Church of South India diocese to challenge ruling on properties

A diocese of the Church of South India (CSI) is preparing an appeal against a court order that has virtually stripped it of more than half its churches and institutions, inherited from the Basel Mission church.

“We are preparing a strong appeal to get this order quashed. We are hopeful that our appeal will be upheld by the (federal) Supreme Court,” Bishop J.S. Sadananda of CSI’s Karnataka Southern Diocese told ENInews February 3 in a telephone interview.

The high court of Karnataka on January 23 had ruled that the CSI diocese can no longer manage 40 of its 80 churches as well as over two dozen schools, hospitals and other institutions, citing technicalities in the transfer of these properties from the United Basel Mission Church in India (UBMC).

The UBMC, based in the west coast of India, had not joined in 1947 the CSI union, which was formed from the merger of Anglican and Protestant churches and is one of the oldest church unions in the world. The UMBC merged with the CSI in 1968 and transferred its properties to the CSI in 1972.

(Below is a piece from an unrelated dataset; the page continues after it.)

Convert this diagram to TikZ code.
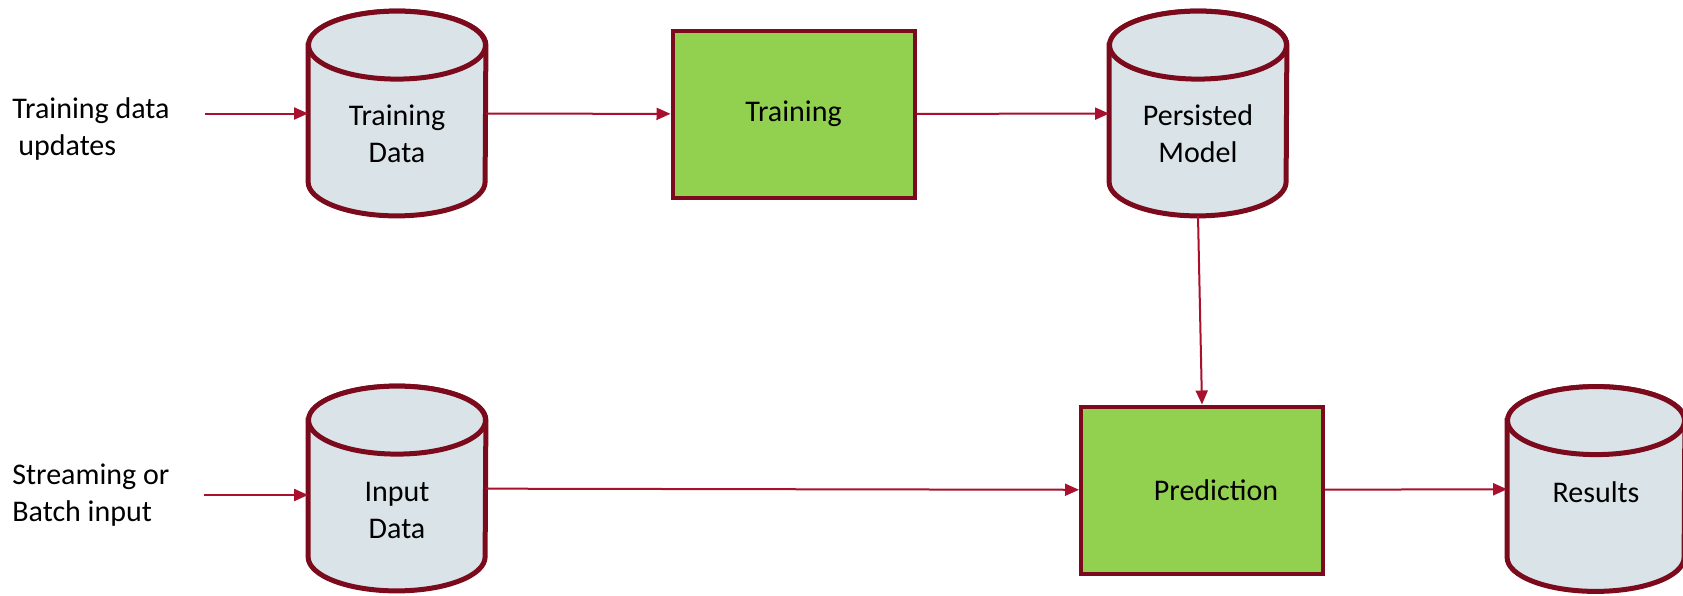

Some of the Basel Mission church members who objected to the church union, Sadananda pointed out, challenged it in court. The legal dispute went all the way to the Supreme Court which in 1988 upheld validity of the “merger” of the Basel Mission and the CSI.

“The [present] high court verdict against us is based more on technicalities [of the transfer of properties]. We are hopeful that the Supreme Court will uphold [the appeal] as it has already approved the merger of the Basel Mission church with CSI,” Sadananda noted.

Despite the negative verdict, he said, the high court has given 90 days for the CSI diocese to appeal the verdict, after which the court would hand over the administration of churches and institutions in dispute to a government receiver.